The judgment debtor’s assets go to the trustee in a successful 727 case, if they are not liened beyond the preference rule timeline. It may be worth it to contact the judgment debtor’s BK attorney and discuss your proposed actions, and see if they might “prefer” a voluntary dismissal. If that leads nowhere, then maybe share your news with the trustee, letting them do the work, if they are interested. Maybe the trustee will abandon the assets with a discharge, which may not affect your 727. Of course the trustee can claim “surprise” when you prevail in the 727, and reopen the Chapter 7 BK and take everything away!
If you win your 727 action, this is sometimes known as a “bankruptcy bomb”, because all the debtor’s listed debts are made forever non-dischargeable. This is a scary thing for a debtor, and often they will quickly drop out of bankruptcy. See http://doney.net/bkcode/11usc0727.htm
If you win your 727 motion, the debtor’s bankruptcy estate still gets administered. This is a nightmare for the debtor. All of their assets are tied up and get liquidated, and none of their debts get discharged. In a 727 action, all BK creditors benefit from your efforts and expense.

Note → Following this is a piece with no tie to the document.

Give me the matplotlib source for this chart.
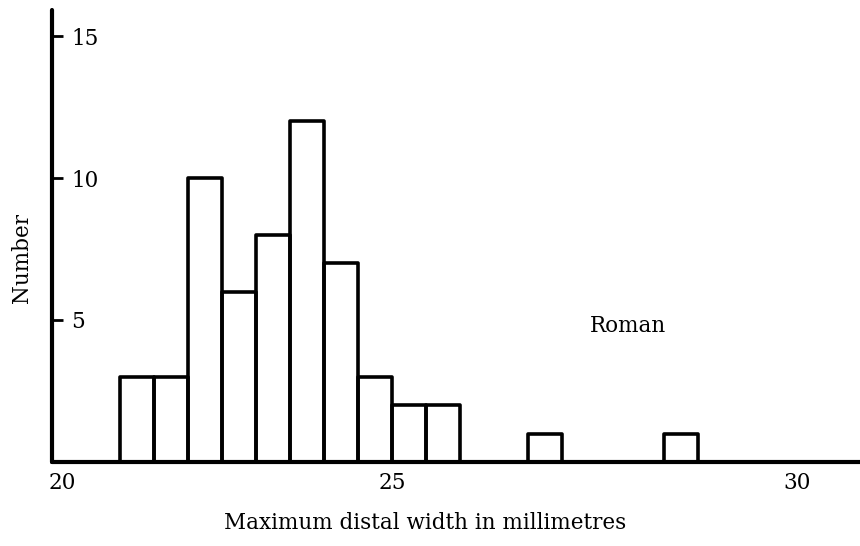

In bankruptcy court, even in a community property state, non-debtor spouses are not always liable for the debts of their debtor-spouse. Instead, the community estate is subject to enforcement, if such an estate exists.
A discharge of the debtor-spouse’s debt invokes the bankruptcy permanent injunction of the community estate. When the debtor receives a discharge, it effectively prevents you from enforcing against the non-debtor spouse’s community estate.
Generally if a debtor fails to include a creditor in your Chapter 13, the creditor will not be notified of the bankruptcy filing, and the debt will not be discharged at the conclusion of the debtor’s case. Note: The 9th circuit BK courts are usually very pro-debtor.